On Mr O'Donnell's system, I could still hear the odd unexpected residual for the Gaussian dither. Mr O'Donnell confirmed that he could hear it as well. To get the right pitch to listen for, first listen to the residual with no dither (pure quantization error). Note that the volume must be raised very high for this to work! The residuals themselves are at around -40dB, so the quantization error in the Gaussian dither file must be at -60dB or less. This can be quite difficult to hear! At the time of this update, I must turn my receiver all the way up (+78dB) in order to barely be able to hear the quantization error on my headphones (I couldn't hear it on my speakers... last year when I took the class, I had a different setup and could hear the quantization error on my speakers). It might be more pronounced on other systems which resonate at different stages. I'm using a digital connection from my PC to my receiver, so the distortion is minimized.
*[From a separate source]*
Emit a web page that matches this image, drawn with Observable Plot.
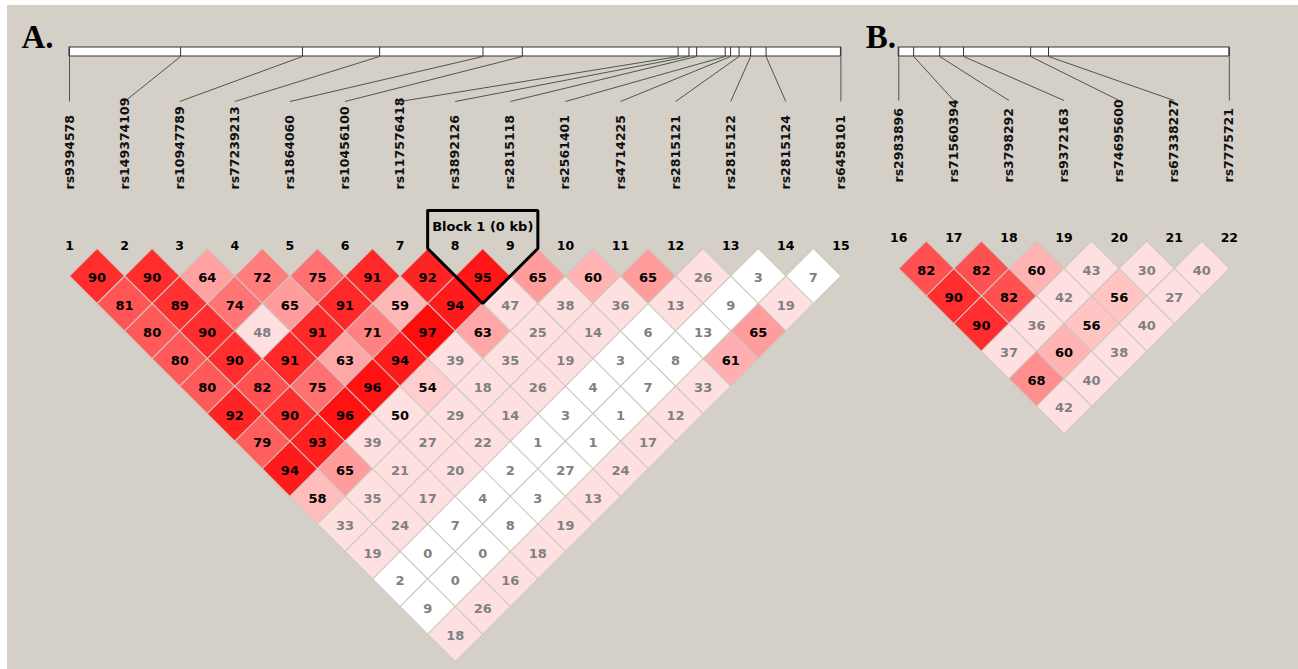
<!DOCTYPE html>
<html><head><meta charset="utf-8">
<script src="https://cdn.jsdelivr.net/npm/d3@7"></script>
<script src="https://cdn.jsdelivr.net/npm/@observablehq/plot@0.6"></script>
<style>
html,body{margin:0;padding:0;background:#fff;overflow:hidden}
#wrap{position:relative;width:1298px;height:669px;
 background:linear-gradient(#fff,#fff) 0 0/100% 5px no-repeat, linear-gradient(#fff,#fff) 0 0/7px 100% no-repeat, #d4d0c8;}
#wrap svg{background:transparent}
</style></head><body><div id="wrap"></div>
<script>
// ---------- data ----------
const markersA = ["rs9394578","rs149374109","rs10947789","rs77239213","rs1864060","rs10456100","rs117576418","rs3892126","rs2815118","rs2561401","rs4714225","rs2815121","rs2815122","rs2815124","rs6458101"];
const markersB = ["rs2983896","rs71560394","rs3798292","rs9372163","rs74695600","rs67338227","rs7775721"];
// relative physical positions along the map bar (0 = first marker, 1000 = last marker)
const mapPosA = [0,144,302,402,536,587,789,803,813,850,857,868,883,903,1000];
const mapPosB = [0,45,124,196,399,453,1000];
// pairwise LD values (x100), one list per marker distance (1, 2, 3, ...)
const ldA = [
 [90,90,64,72,75,91,92,95,65,60,65,26,3,7],
 [81,89,74,65,91,59,94,47,38,36,13,9,19],
 [80,90,48,91,71,97,63,25,14,6,13,65],
 [80,90,91,63,94,39,35,19,3,8,61],
 [80,82,75,96,54,18,26,4,7,33],
 [92,90,96,50,29,14,3,1,12],
 [79,93,39,27,22,1,1,17],
 [94,65,21,20,2,27,24],
 [58,35,17,4,3,13],
 [33,24,7,8,19],
 [19,0,0,18],
 [2,0,16],
 [9,26],
 [18]
];
const ldB = [
 [82,82,60,43,30,40],
 [90,82,42,56,27],
 [90,36,56,40],
 [37,60,38],
 [68,40],
 [42]
];
// marker pairs with LOD < 2 (drawn white)
const lowLod = [[1,13],[2,13],[3,13],[4,13],[5,13],[6,13],[7,13],[8,13],[9,13],[10,13],
 [1,14],[2,14],[3,14],[4,14],[5,14],[6,14],[7,14],[8,14],[9,14],[10,14],[11,14],[12,14],[13,14],[14,15]];
const blocks = [{label:"Block 1 (0 kb)", first:8, last:9}];
const panelTitles = ["A.","B."];

// ---------- layout ----------
const W = 1298, H = 669, U = 55.1;         // px per marker step
const panels = [
 {title:panelTitles[0], names:markersA, map:mapPosA, ld:ldA, start:1, p0:0, dy:0, rsBottom:189, lineEnd:101, titleDx:-48},
 {title:panelTitles[1], names:markersB, map:mapPosB, ld:ldB, start:16, p0:15.05, dy:-7.5, rsBottom:182, lineEnd:100, titleDx:-33}
];
const px = v => v / U;
const lowSet = new Set(lowLod.map(([a,b]) => a + "-" + b));
function cellColor(v, low) {
  if (low) return "#ffffff";
  if (v < 50) return "rgb(255,224,224)";
  const g = Math.round(448 * (1 - v / 100));
  return `rgb(255,${g},${g})`;
}
const markers = [], cells = [], mapTicks = [], bars = [], titles = [];
for (const P of panels) {
  const n = P.names.length;
  const pos = k => P.p0 + (k - P.start);
  const rowY = d => px(275.5 + P.dy + (d - 1) * U / 2);
  P.pos = pos; P.rowY = rowY;
  const first = pos(P.start), last = pos(P.start + n - 1);
  bars.push({x1:first, x2:last});
  titles.push({x:first + px(P.titleDx), text:P.title});
  P.names.forEach((name, i) => {
    const num = P.start + i;
    const bx = first + (last - first) * P.map[i] / 1000;
    mapTicks.push({x:bx});
    markers.push({num, name, x:pos(num), bx, rsY:px(P.rsBottom), lineY:px(P.lineEnd), numY:px(245 + P.dy)});
  });
  P.ld.forEach((row, di) => {
    const d = di + 1;
    row.forEach((v, i) => {
      const a = P.start + i, b = a + d;
      const low = lowSet.has(a + "-" + b);
      cells.push({a, b, v, x:(pos(a) + pos(b)) / 2, y:rowY(d), fill:cellColor(v, low), ink:(!low && v >= 50) ? "#000" : "#808080"});
    });
  });
}
// block outline
const PA = panels[0];
const blockLines = [], blockLabels = [];
blocks.forEach((B, bi) => {
  const pl = (PA.pos(B.first - 1) + PA.pos(B.first)) / 2;
  const pr = (PA.pos(B.last) + PA.pos(B.last + 1)) / 2;
  const pm = (PA.pos(B.first) + PA.pos(B.last)) / 2;
  const top = px(210), yc0 = PA.rowY(0), ybot = PA.rowY(B.last - B.first + 1);
  [[pl,top],[pr,top],[pr,yc0],[pm,ybot],[pl,yc0],[pl,top]].forEach(([x,y]) => blockLines.push({x,y,z:bi}));
  blockLabels.push({x:(pl + pr) / 2, y:px(226), text:B.label});
});

const font = "DejaVu Sans, Verdana, sans-serif";
const chart = Plot.plot({
  width: W, height: H, margin: 0,
  style: {background: "transparent"},
  x: {type:"linear", domain:[-69 / U, (W - 69) / U], range:[0, W], axis:null},
  y: {type:"linear", domain:[0, H / U], range:[0, H], axis:null},
  color: {type:"identity"},
  marks: [
    // map bars
    Plot.rect(bars, {x1:"x1", x2:"x2", y1:px(47), y2:px(56), fill:"white", stroke:"#333", strokeWidth:1}),
    Plot.ruleX(mapTicks, {x:"x", y1:px(47), y2:px(56), stroke:"#333", strokeWidth:1}),
    Plot.link(markers, {x1:"bx", y1:px(56), x2:"x", y2:"lineY", stroke:"#444", strokeWidth:0.9}),
    // marker names
    Plot.text(markers, {x:"x", y:"rsY", text:"name", rotate:-90, textAnchor:"start", lineAnchor:"middle",
      fontSize:12.5, fontWeight:"bold", fontFamily:font, fill:"#111"}),
    // marker numbers
    Plot.text(markers, {x:"x", y:"numY", text:d => String(d.num), fontSize:12.5, fontWeight:"bold", fontFamily:font, fill:"#000"}),
    // LD diamonds
    Plot.dot(cells, {x:"x", y:"y", symbol:"square", rotate:45, r:(U / Math.SQRT2) / Math.sqrt(Math.PI),
      fill:"fill", stroke:"#cdc9c1", strokeWidth:1}),
    Plot.text(cells, {x:"x", y:"y", dy:2, text:d => String(d.v), fill:"ink", fontSize:13, fontWeight:"bold", fontFamily:font}),
    // haplotype block
    Plot.line(blockLines, {x:"x", y:"y", z:"z", stroke:"#000", strokeWidth:3, strokeLinejoin:"miter", curve:"linear"}),
    Plot.text(blockLabels, {x:"x", y:"y", text:"text", fontSize:13, fontWeight:"bold", fontFamily:font, fill:"#000"}),
    // panel titles
    Plot.text(titles, {x:"x", y:px(47 - 0.32 * 33), text:"text", textAnchor:"start", lineAnchor:"middle",
      fontSize:33, fontWeight:"bold", fontFamily:"Liberation Serif, Times New Roman, serif", fill:"#000"})
  ]
});
document.getElementById("wrap").appendChild(chart);
</script></body></html>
A possible source of error in this presentation was the way in which I performed the subtraction. I simply copied and pasted an inverted copy of the original 16-bit tone into the resampled 8-bit tone, using additive mixing. It would seem as though this procedure behaved as expected: for example, with the undithered 8-bit tone we get exactly the expected quantization error. This would seem to indicate that Sound Forge (the program I used for these manipulations) did not upsample the 8-bit tone when adding it to the 16-bit tone. However, the strange result of quantization error with the Gaussian dither was not expected, and could conceivably be the result of something strange going on with the addition procedure. Replication of this experiment using more conventional (i.e., non-GUI) programs (in which you can tell exactly what's going on) might bring different results, although coming up with the various dither functions might be a pain.

References

Casey, Michael Anthony. 1998. "Auditory Group Theory with Applications to Statistical Basis Methods for Structured Audio." Ph.D. Thesis, MIT. http://xenia.media.mit.edu/~mkc/thesis/.
Lipshitz, S.P., R.A. Wannamaker and J. Vanderkooy, "A Theoretical Survey of Quantization and Dither," J. Audio Eng. Soc., vol. 40, 1992 May, pp. 355-375.
Park, Tae Hong. 2000. "Salient Feature Extraction of Musical Instrument Signals." M.A. Thesis, Dartmouth College. http://www.music.princeton.edu/~park/thesis/dartmouth/html/.
Risset, Jean-Claude. 1991. "Timbre Analysis by Synthesis: Representations, Imitations, and Variants for Musical Composition." In De Poli, Picciali, and Roads, eds. Representations of Musical Signals. Cambridge, MA: MIT Press, pp. 7-43.